## Your objective
Pictures stay out of the copy; set down each line of the listing below exactly.

------------------------

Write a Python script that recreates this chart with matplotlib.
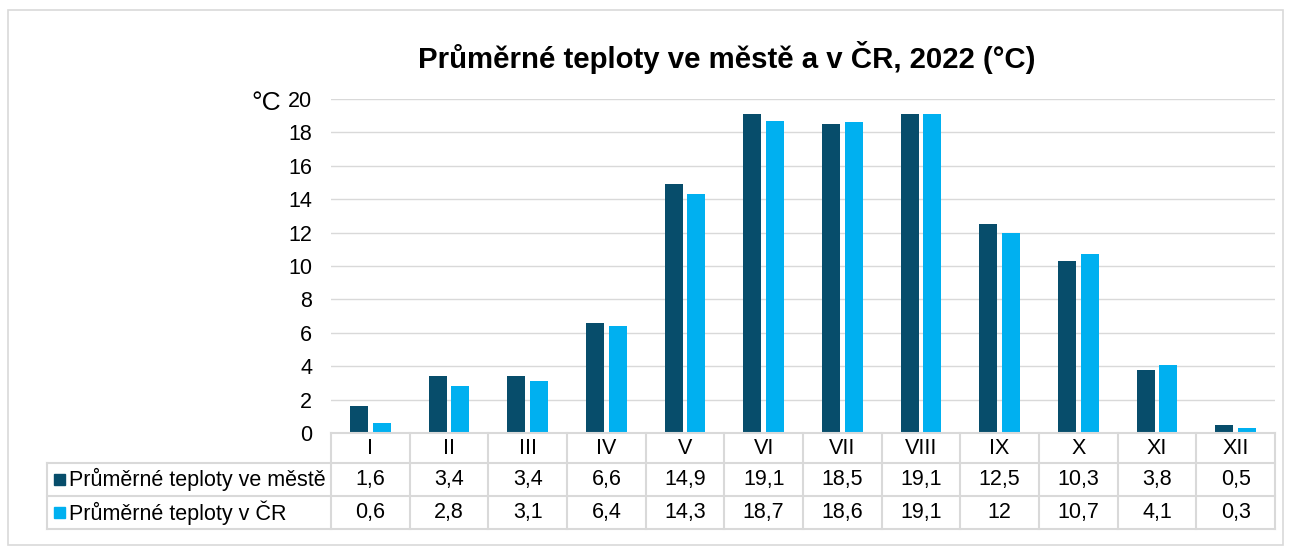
import matplotlib.pyplot as plt
from matplotlib.patches import Rectangle

plt.rcParams['font.family'] = ['Liberation Sans', 'DejaVu Sans']

# ── Data ───────────────────────────────────────────────────────────────────────
months = ["I", "II", "III", "IV", "V", "VI", "VII", "VIII", "IX", "X", "XI", "XII"]
city_temps = [1.6, 3.4, 3.4, 6.6, 14.9, 19.1, 18.5, 19.1, 12.5, 10.3, 3.8, 0.5]
cr_temps = [0.6, 2.8, 3.1, 6.4, 14.3, 18.7, 18.6, 19.1, 12, 10.7, 4.1, 0.3]
series_names = ["Průměrné teploty ve městě", "Průměrné teploty v ČR"]
colors = ["#074d6b", "#00b0f0"]
GRID = "#d9d9d9"
FS = 15.5

W, H = 1293, 556
fig = plt.figure(figsize=(W / 100, H / 100), dpi=100)


def px_axes(x0, y0, x1, y1):
    # pixel box (top-left origin) -> figure axes
    return fig.add_axes([x0 / W, 1 - y1 / H, (x1 - x0) / W, (y1 - y0) / H])


# outer frame
fig.patches.append(Rectangle((8 / W, 1 - 545 / H), 1275 / W, 535 / H,
                             transform=fig.transFigure, fill=False,
                             edgecolor=GRID, linewidth=1.2))

# ── Bar chart ─────────────────────────────────────────────────────────────────
X0, X1 = 331, 1275
ax = px_axes(X0, 99, X1, 433)
x = range(len(months))
bw = 0.23
gap = 0.03
ax.bar([i - bw / 2 - gap for i in x], city_temps, width=bw, color=colors[0], zorder=3)
ax.bar([i + bw / 2 + gap for i in x], cr_temps, width=bw, color=colors[1], zorder=3)
ax.set_xlim(-0.5, len(months) - 0.5)
ax.set_ylim(0, 20)
ax.set_yticks(range(0, 21, 2))
ax.tick_params(axis="y", length=0, labelsize=FS, pad=13.5)
ax.set_xticks([])
ax.grid(axis="y", color=GRID, linewidth=1, zorder=0)
for s in ax.spines.values():
    s.set_visible(False)

fig.text(251 / W, 1 - 103 / H, "°C", fontsize=19, ha="left", va="center")
fig.text(727 / W, 1 - 57 / H, "Průměrné teploty ve městě a v ČR, 2022 (°C)",
         ha="center", va="center", fontsize=21.2, fontweight="bold")

# ── Data table ────────────────────────────────────────────────────────────────
tax = px_axes(X0, 433, X1, 529)
tax.set_xlim(-0.5, len(months) - 0.5)
tax.set_ylim(96, 0)
tax.axis("off")
colw = (X1 - X0) / len(months)
left = -0.5 - (X0 - 47) / colw
rows = [0, 30, 63, 96]
lw = 1.5

# horizontal lines
tax.plot([-0.5, 11.5], [0, 0], color=GRID, lw=lw, clip_on=False)
for yy in rows[1:]:
    tax.plot([left, 11.5], [yy, yy], color=GRID, lw=lw, clip_on=False)
# vertical lines
for k in range(len(months) + 1):
    tax.plot([k - 0.5, k - 0.5], [0, 96], color=GRID, lw=lw, clip_on=False)
tax.plot([left, left], [30, 96], color=GRID, lw=lw, clip_on=False)

for i, m in enumerate(months):
    tax.text(i, 15, m, ha="center", va="center", fontsize=FS)
    tax.text(i, 46.5, f"{city_temps[i]:g}".replace(".", ","), ha="center", va="center", fontsize=FS)
    tax.text(i, 79.5, f"{cr_temps[i]:g}".replace(".", ","), ha="center", va="center", fontsize=FS)

for r, (name, col) in enumerate(zip(series_names, colors)):
    yc = 46.5 + 33 * r
    tax.add_patch(Rectangle((left + 7 / colw, yc - 5.5), 11 / colw, 11, color=col, clip_on=False))
    tax.text(left + 22 / colw, yc, name, ha="left", va="center", fontsize=FS)

fig.savefig("out.png", dpi=100)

------------------------

## Finished answer
Write a Python script that recreates this chart with matplotlib.
import matplotlib.pyplot as plt
from matplotlib.patches import Rectangle

plt.rcParams['font.family'] = ['Liberation Sans', 'DejaVu Sans']

# ── Data ───────────────────────────────────────────────────────────────────────
months = ["I", "II", "III", "IV", "V", "VI", "VII", "VIII", "IX", "X", "XI", "XII"]
city_temps = [1.6, 3.4, 3.4, 6.6, 14.9, 19.1, 18.5, 19.1, 12.5, 10.3, 3.8, 0.5]
cr_temps = [0.6, 2.8, 3.1, 6.4, 14.3, 18.7, 18.6, 19.1, 12, 10.7, 4.1, 0.3]
series_names = ["Průměrné teploty ve městě", "Průměrné teploty v ČR"]
colors = ["#074d6b", "#00b0f0"]
GRID = "#d9d9d9"
FS = 15.5

W, H = 1293, 556
fig = plt.figure(figsize=(W / 100, H / 100), dpi=100)


def px_axes(x0, y0, x1, y1):
    # pixel box (top-left origin) -> figure axes
    return fig.add_axes([x0 / W, 1 - y1 / H, (x1 - x0) / W, (y1 - y0) / H])


# outer frame
fig.patches.append(Rectangle((8 / W, 1 - 545 / H), 1275 / W, 535 / H,
                             transform=fig.transFigure, fill=False,
                             edgecolor=GRID, linewidth=1.2))

# ── Bar chart ─────────────────────────────────────────────────────────────────
X0, X1 = 331, 1275
ax = px_axes(X0, 99, X1, 433)
x = range(len(months))
bw = 0.23
gap = 0.03
ax.bar([i - bw / 2 - gap for i in x], city_temps, width=bw, color=colors[0], zorder=3)
ax.bar([i + bw / 2 + gap for i in x], cr_temps, width=bw, color=colors[1], zorder=3)
ax.set_xlim(-0.5, len(months) - 0.5)
ax.set_ylim(0, 20)
ax.set_yticks(range(0, 21, 2))
ax.tick_params(axis="y", length=0, labelsize=FS, pad=13.5)
ax.set_xticks([])
ax.grid(axis="y", color=GRID, linewidth=1, zorder=0)
for s in ax.spines.values():
    s.set_visible(False)

fig.text(251 / W, 1 - 103 / H, "°C", fontsize=19, ha="left", va="center")
fig.text(727 / W, 1 - 57 / H, "Průměrné teploty ve městě a v ČR, 2022 (°C)",
         ha="center", va="center", fontsize=21.2, fontweight="bold")

# ── Data table ────────────────────────────────────────────────────────────────
tax = px_axes(X0, 433, X1, 529)
tax.set_xlim(-0.5, len(months) - 0.5)
tax.set_ylim(96, 0)
tax.axis("off")
colw = (X1 - X0) / len(months)
left = -0.5 - (X0 - 47) / colw
rows = [0, 30, 63, 96]
lw = 1.5

# horizontal lines
tax.plot([-0.5, 11.5], [0, 0], color=GRID, lw=lw, clip_on=False)
for yy in rows[1:]:
    tax.plot([left, 11.5], [yy, yy], color=GRID, lw=lw, clip_on=False)
# vertical lines
for k in range(len(months) + 1):
    tax.plot([k - 0.5, k - 0.5], [0, 96], color=GRID, lw=lw, clip_on=False)
tax.plot([left, left], [30, 96], color=GRID, lw=lw, clip_on=False)

for i, m in enumerate(months):
    tax.text(i, 15, m, ha="center", va="center", fontsize=FS)
    tax.text(i, 46.5, f"{city_temps[i]:g}".replace(".", ","), ha="center", va="center", fontsize=FS)
    tax.text(i, 79.5, f"{cr_temps[i]:g}".replace(".", ","), ha="center", va="center", fontsize=FS)

for r, (name, col) in enumerate(zip(series_names, colors)):
    yc = 46.5 + 33 * r
    tax.add_patch(Rectangle((left + 7 / colw, yc - 5.5), 11 / colw, 11, color=col, clip_on=False))
    tax.text(left + 22 / colw, yc, name, ha="left", va="center", fontsize=FS)

fig.savefig("out.png", dpi=100)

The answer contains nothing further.